Integrated Model for Educational Game Design

Paras & Bizzocchi (2005)

  • This model reconciles flow, learning, and motivation within an immersive game experience.
  • The model shows that games foster play, which produces a state of flow, which then increases motivation, and lastly supports the learning process.
  • This is only a design model which is not providing the development methodology.


Best Practice for Mobile Game Development

Dholkawala (2005)

  • This methodology suggests steps in developing mobile game in general from developing game concept until the trimming process.
  • These guidelines are general use for developing mobile game which not includes the ID model.


Scrum Methodology

McGuire (2006)

  • The methodology is based on Agile Methodology.
  • The iterative process is a main concern for this methodology.
  • It focuses on the tasks given to each individual of the development team.
  • This methodology also for general use for developing mobile game which not includes the ID model.

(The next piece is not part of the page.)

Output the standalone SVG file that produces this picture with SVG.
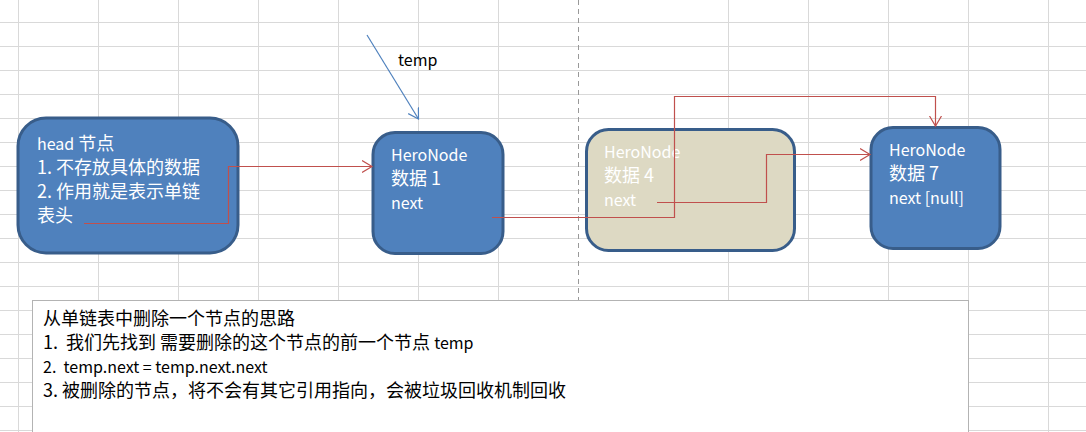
<svg xmlns="http://www.w3.org/2000/svg" width="1086" height="432" viewBox="0 0 1086 432">
<style>
.grid line{stroke:#d9d9d9;stroke-width:1}
.node{stroke:#385d8a;stroke-width:3}
.blue{fill:#4f81bd}
.beige{fill:#ddd9c3}
.nt{font-family:"Noto Sans CJK SC","Noto Sans",sans-serif;font-size:18px;fill:#ffffff}
.bt{font-family:"Noto Sans CJK SC","Noto Sans",sans-serif;font-size:18px;fill:#000000}
.lt{font-size:16px}
.red{fill:none;stroke:#c0504d;stroke-width:1.2}
.bl{fill:none;stroke:#4f81bd;stroke-width:1.2}
</style>
<defs>
<marker id="ar" markerUnits="userSpaceOnUse" markerWidth="14" markerHeight="14" refX="10" refY="7" orient="auto" viewBox="0 0 14 14">
<path d="M0,1 L10,7 L0,13" fill="none" stroke="#c0504d" stroke-width="1.2"/>
</marker>
<marker id="ab" markerUnits="userSpaceOnUse" markerWidth="14" markerHeight="14" refX="10" refY="7" orient="auto" viewBox="0 0 14 14">
<path d="M0,1 L10,7 L0,13" fill="none" stroke="#4f81bd" stroke-width="1.2"/>
</marker>
</defs>
<rect x="0" y="0" width="1086" height="432" fill="#ffffff"/>
<g id="grid" class="grid">
<line x1="0" y1="22.5" x2="1086" y2="22.5"/>
<line x1="0" y1="46.5" x2="1086" y2="46.5"/>
<line x1="0" y1="70.5" x2="1086" y2="70.5"/>
<line x1="0" y1="94.5" x2="1086" y2="94.5"/>
<line x1="0" y1="118.5" x2="1086" y2="118.5"/>
<line x1="0" y1="142.5" x2="1086" y2="142.5"/>
<line x1="0" y1="166.5" x2="1086" y2="166.5"/>
<line x1="0" y1="190.5" x2="1086" y2="190.5"/>
<line x1="0" y1="214.5" x2="1086" y2="214.5"/>
<line x1="0" y1="238.5" x2="1086" y2="238.5"/>
<line x1="0" y1="262.5" x2="1086" y2="262.5"/>
<line x1="0" y1="286.5" x2="1086" y2="286.5"/>
<line x1="0" y1="310.5" x2="1086" y2="310.5"/>
<line x1="0" y1="334.5" x2="1086" y2="334.5"/>
<line x1="0" y1="358.5" x2="1086" y2="358.5"/>
<line x1="0" y1="382.5" x2="1086" y2="382.5"/>
<line x1="0" y1="406.5" x2="1086" y2="406.5"/>
<line x1="0" y1="430.5" x2="1086" y2="430.5"/>
<line x1="18.5" y1="0" x2="18.5" y2="432"/>
<line x1="98.5" y1="0" x2="98.5" y2="432"/>
<line x1="178.5" y1="0" x2="178.5" y2="432"/>
<line x1="258.5" y1="0" x2="258.5" y2="432"/>
<line x1="338.5" y1="0" x2="338.5" y2="432"/>
<line x1="418.5" y1="0" x2="418.5" y2="432"/>
<line x1="498.5" y1="0" x2="498.5" y2="432"/>
<line x1="728.5" y1="0" x2="728.5" y2="432"/>
<line x1="808.5" y1="0" x2="808.5" y2="432"/>
<line x1="888.5" y1="0" x2="888.5" y2="432"/>
<line x1="968.5" y1="0" x2="968.5" y2="432"/>
<line x1="1048.5" y1="0" x2="1048.5" y2="432"/>
</g>
<line x1="578.5" y1="0" x2="578.5" y2="300" stroke="#999999" stroke-width="1" stroke-dasharray="5,4"/>
<g id="note">
<rect x="32.5" y="300.5" width="936" height="140" fill="#ffffff" stroke="#b3b3b3" stroke-width="1"/>
<text class="bt" x="43" y="325">从单链表中删除一个节点的思路</text>
<text class="bt" x="43" y="349">1.&#160;&#160;我们先找到 需要删除的这个节点的前一个节点 <tspan class="lt">temp</tspan></text>
<text class="bt lt" x="43" y="373">2.&#160;&#160;temp.next = temp.next.next</text>
<text class="bt" x="43" y="397">3. 被删除的节点，将不会有其它引用指向，会被垃圾回收机制回收</text>
</g>
<g id="head">
<rect class="node blue" x="18" y="118" width="220" height="135" rx="28"/>
<text class="nt" x="37" y="150"><tspan class="lt">head</tspan> 节点</text>
<text class="nt" x="37" y="174">1. 不存放具体的数据</text>
<text class="nt" x="37" y="198">2. 作用就是表示单链</text>
<text class="nt" x="37" y="222">表头</text>
</g>
<g id="node1">
<rect class="node blue" x="373" y="132.5" width="130" height="121" rx="22"/>
<text class="nt lt" x="391" y="161">HeroNode</text>
<text class="nt" x="391" y="185">数据 1</text>
<text class="nt lt" x="391" y="209">next</text>
</g>
<g id="node4">
<rect class="node beige" x="586.5" y="129.5" width="208" height="121" rx="22"/>
<text class="nt lt" x="604" y="158">HeroNode</text>
<text class="nt" x="604" y="182">数据 4</text>
<text class="nt lt" x="604" y="206">next</text>
</g>
<g id="node7">
<rect class="node blue" x="871" y="127.5" width="129" height="121" rx="22"/>
<text class="nt lt" x="889" y="156">HeroNode</text>
<text class="nt" x="889" y="180">数据 7</text>
<text class="nt lt" x="889" y="204">next [null]</text>
</g>
<g id="connectors">
<polyline class="red" points="84,223.5 228.5,223.5 228.5,166.5 372,166.5" marker-end="url(#ar)"/>
<polyline class="red" points="492,217.5 674.5,217.5 674.5,96.5 935.5,96.5 935.5,126" marker-end="url(#ar)"/>
<polyline class="red" points="657,202.5 766.5,202.5 766.5,154.5 870,154.5" marker-end="url(#ar)"/>
<line class="bl" x1="367" y1="35" x2="418.5" y2="119" marker-end="url(#ab)"/>
<text x="398" y="66" font-family="Noto Sans CJK SC, Noto Sans, sans-serif" font-size="16" fill="#000000">temp</text>
</g>
</svg>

Game Development Methodology

Dynamic Ventures, Inc. (2007)

  • The methodology provides guideline to develop general mobile game
  • It focuses on the feedback and input from the client, stakeholders and developers.
  • The methodology is an iterative process.
  • This methodology also for general use for developing mobile game which not includes the ID model.



Edwards & Coulton (2006)

  • This methodology extends the Design-Build-Test philosophy.
  • The added processes are protecting IP, marketing and selling games.
  • The methodology is also an iterative process.
  • This methodology also for general use for developing mobile game which not includes the ID model.


Game Development Process

Novak (2004, 2007)

  • The development process similar to multimedia development phases.
  • The main focus of the methodology is the design documents such as game proposal, game design document, technical design document and test plan.